Since the title of this podcast is Amicus, it’s really important to understand that the amicus briefs in support of MMFA were from the right, the center, and the left. This was an unbelievable invasion that even the right-wing groups recognized: Whoa, if turnabout is fair play and there’s another administration and they’re coming after me, I don’t want that to happen. So, going into court, there was a very strong argument, and the government could not defend its case at all. It was a shellacking, quite honestly. And the government was so sure it was going to get a negative ruling that the it actually asked to withdraw the investigation before the ruling came down.
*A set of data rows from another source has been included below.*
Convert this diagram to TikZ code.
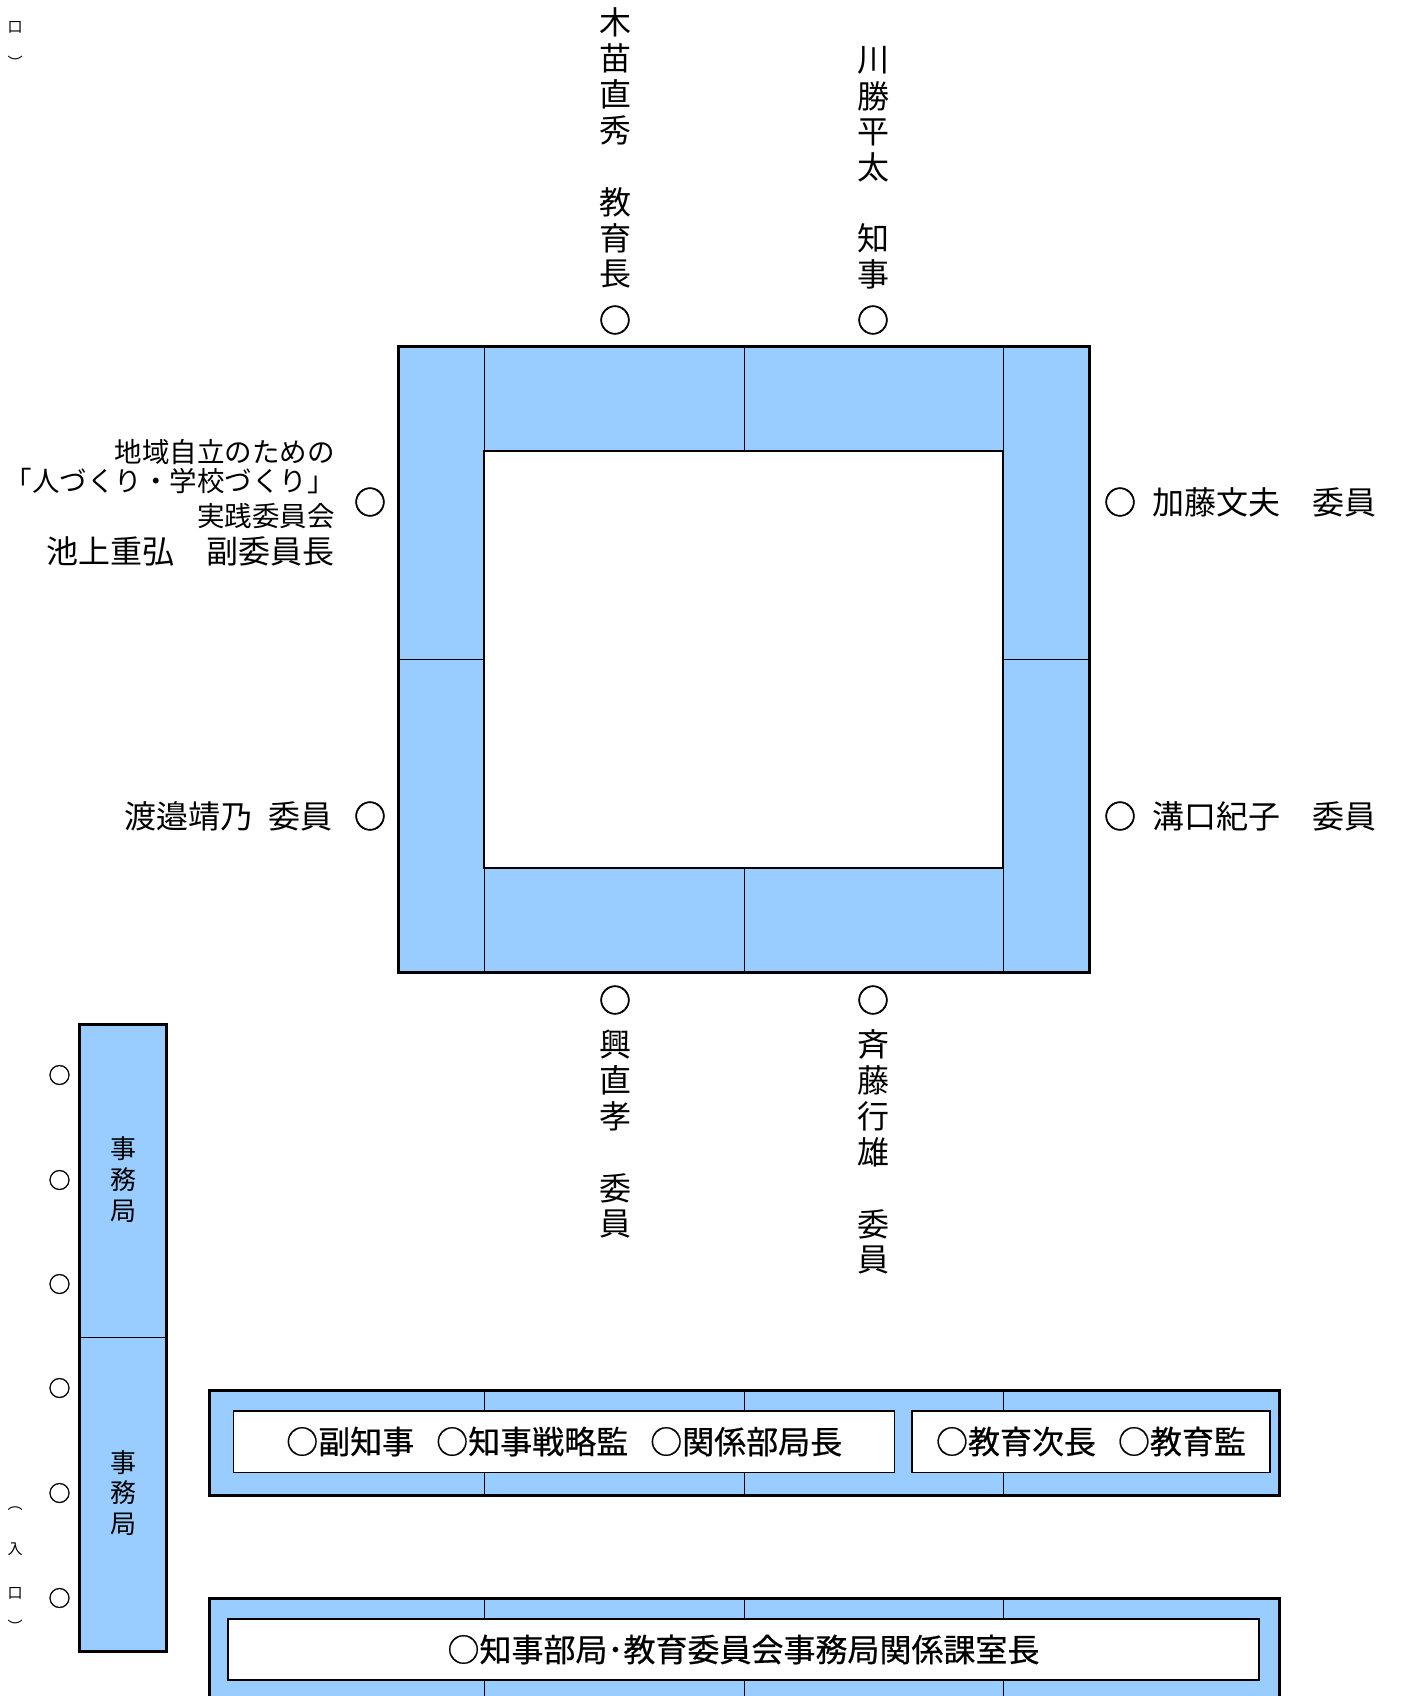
\documentclass[tikz,border=0pt]{standalone}
\usepackage{fontspec}
\newfontfamily\jp{Noto Sans CJK JP}
\newfontfamily\jpbox[FakeBold=0.6]{Noto Sans CJK JP}
\newfontfamily\jpring[FakeBold=1.6]{Noto Sans CJK JP}
\definecolor{cellblue}{HTML}{99CCFF}
\newcommand{\ring}{{\jpring ○}}
\begin{document}
\begin{tikzpicture}[x=1pt,y=-1pt,
  big/.style={font=\jp\fontsize{32}{36}\selectfont, inner sep=0pt},
  small/.style={font=\jp\fontsize{27.5}{30}\selectfont, inner sep=0pt},
  mid/.style={font=\jp\fontsize{26}{30}\selectfont, inner sep=0pt},
  circmark/.style={font=\jp\fontsize{22}{26}\selectfont, inner sep=0pt},
  tiny/.style={font=\jp\fontsize{15}{16}\selectfont, inner sep=0pt},
  frame/.style={draw=black, line width=3pt},
  thinline/.style={draw=black, line width=0.9pt},
  wbox/.style={draw=black, line width=1.5pt, fill=white, inner sep=0pt,
    font=\jpbox\fontsize{32}{36}\selectfont},
]
\useasboundingbox (0,0) rectangle (1400,1696);

% ---------- main table ----------
\fill[cellblue] (398,346) rectangle (1089,972);
\foreach \x in {484,744,1003} \draw[thinline] (\x,346) -- (\x,972);
\draw[thinline] (398,659) -- (484,659);
\draw[thinline] (1003,659) -- (1089,659);
\draw[frame] (398,346) rectangle (1089,972);
\draw[line width=2.5pt, fill=white] (484,451) rectangle (1003,868);

% ---------- top vertical names ----------
\foreach \c/\yy [count=\i] in {木/22,苗/58,直/94,秀/130,教/202,育/238,長/274}
  \node[big] (ta\i) at (615,\yy) {\c};
\node[big] (tac) at (615,320) {\ring};
\foreach \c/\yy [count=\i] in {川/60,勝/96,平/132,太/167,知/238,事/274}
  \node[big] (tb\i) at (873,\yy) {\c};
\node[big] (tbc) at (873,320) {\ring};

% ---------- bottom vertical names ----------
\node[big] (bac) at (615,1000) {\ring};
\foreach \c/\yy [count=\i] in {興/1044,直/1080,孝/1116,委/1188,員/1224}
  \node[big] (ba\i) at (615,\yy) {\c};
\node[big] (bbc) at (873,1000) {\ring};
\foreach \c/\yy [count=\i] in {斉/1044,藤/1080,行/1116,雄/1152,委/1224,員/1260}
  \node[big] (bb\i) at (873,\yy) {\c};

% ---------- left side ----------
\node[small, anchor=east] (l1) at (335,452) {地域自立のための};
\node[small, anchor=east] (l2) at (335,481) {「人づくり・学校づくり」};
\node[small, anchor=east] (l3) at (335,516) {実践委員会};
\node[big, anchor=east] (l4) at (335,551) {池上重弘　副委員長};
\node[big] (lc1) at (370,502) {\ring};
\node[big, anchor=east] (l5) at (333,816) {渡邉靖乃\hspace{16pt}委員};
\node[big] (lc2) at (370,816) {\ring};

% ---------- right side ----------
\node[big] (rc1) at (1120,502) {\ring};
\node[big, anchor=west] (r1) at (1152,502) {加藤文夫　委員};
\node[big] (rc2) at (1120,816) {\ring};
\node[big, anchor=west] (r2) at (1152,816) {溝口紀子　委員};

% ---------- edge labels ----------
\node[tiny] (e1) at (15,27) {口};
\node[tiny] (e2) at (15,62) {︶};
\node[tiny] (e3) at (15,1509) {︵};
\node[tiny] (e4) at (15,1549) {入};
\node[tiny] (e5) at (15,1593) {口};
\node[tiny] (e6) at (15,1626) {︶};

% ---------- secretariat column ----------
\fill[cellblue] (79,1024) rectangle (166,1651);
\draw[thinline] (79,1337) -- (166,1337);
\draw[frame] (79,1024) rectangle (166,1651);
\foreach \c/\yy [count=\i] in {事/1149,務/1180,局/1211}
  \node[mid] (ja\i) at (123,\yy) {\c};
\foreach \c/\yy [count=\i] in {事/1463,務/1493,局/1524}
  \node[mid] (jb\i) at (123,\yy) {\c};
\foreach \yy [count=\i] in {1075,1180,1284,1388,1493,1598}
  \node[circmark] (sm\i) at (59.5,\yy) {\ring};

% ---------- row 1 ----------
\fill[cellblue] (209,1390) rectangle (1279,1495);
\foreach \x in {484,744,1003} \draw[thinline] (\x,1390) -- (\x,1495);
\draw[frame] (209,1390) rectangle (1279,1495);
\node[wbox, minimum width=661pt, minimum height=61.5pt] (b1) at (564.2,1441.5)
  {○副知事\hspace{22pt}○知事戦略監\hspace{22pt}○関係部局長};
\node[wbox, minimum width=358pt, minimum height=61.5pt] (b2) at (1091,1441.5)
  {○教育次長\hspace{22pt}○教育監};

% ---------- row 2 ----------
\fill[cellblue] (209,1598) rectangle (1279,1720);
\foreach \x in {484,744,1003} \draw[thinline] (\x,1598) -- (\x,1720);
\draw[frame] (209,1598) rectangle (1279,1720);
\node[wbox, minimum width=1031pt, minimum height=61pt] (b3) at (743.5,1649.5)
  {○知事部局･教育委員会事務局関係課室長};
\end{tikzpicture}
\end{document}
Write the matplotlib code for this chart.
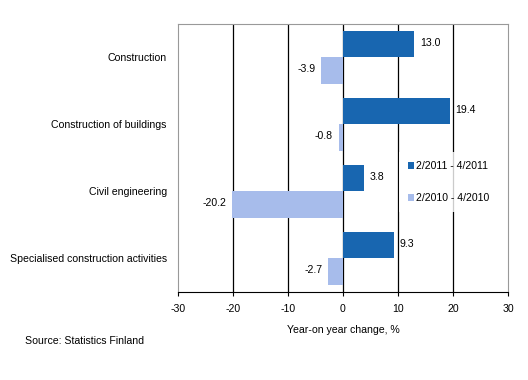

Without getting too much in the weeds, Media Matters said, essentially that it could withdraw only if it agreed to a few terms, like not bringing this all back at a later date and a couple of other things. They agreed to a settlement last week that is really quite something in this environment that we’re living in.

The reason it was so important to me to support this work is, firstly, because of free speech, obviously. It’s almost cliché at this point, but when you’ve got an administration that is really reliant on this authoritarian grip on the media, allowing it to weaponize its own government agencies to shut down its critics, that absolutely has to be a red line. The other reason is that Media Matters and the organization’s president, Angelo Carusone, really wanted to fight and really understand the psychology of this government as a bully. The only way to beat a bully is to stand up. And, look, that takes a lot of resources. It takes a lot of money. And it was successful, because what we’ve seen is that rolling over and hoping that the government goes away really just creates conditions for it to go after more and more and more people. So I’m very proud of this litigation and this result. I think there will be wide-ranging effects. I think the FTC will be careful about how it attempts investigations of civil society groups in the future. And I think it’s really important to celebrate victories when we’re living in really dark times.

One of the reasons I wanted to talk about the case is that I don’t think it got enough attention. We keep seeing government agencies abusing their own powers and terrorizing entities that are doing good and important work, and the impulse to buckle, to take the deal, to slink away is a rational impulse when you’re terrified. This lawsuit is a template for courage. And it’s a template for trusting that the courts will have your back if you have a meritorious case. It’s also a template for seeing that this administration will blink. Forcing it to blink is not a costless enterprise, but buckling is not costless either.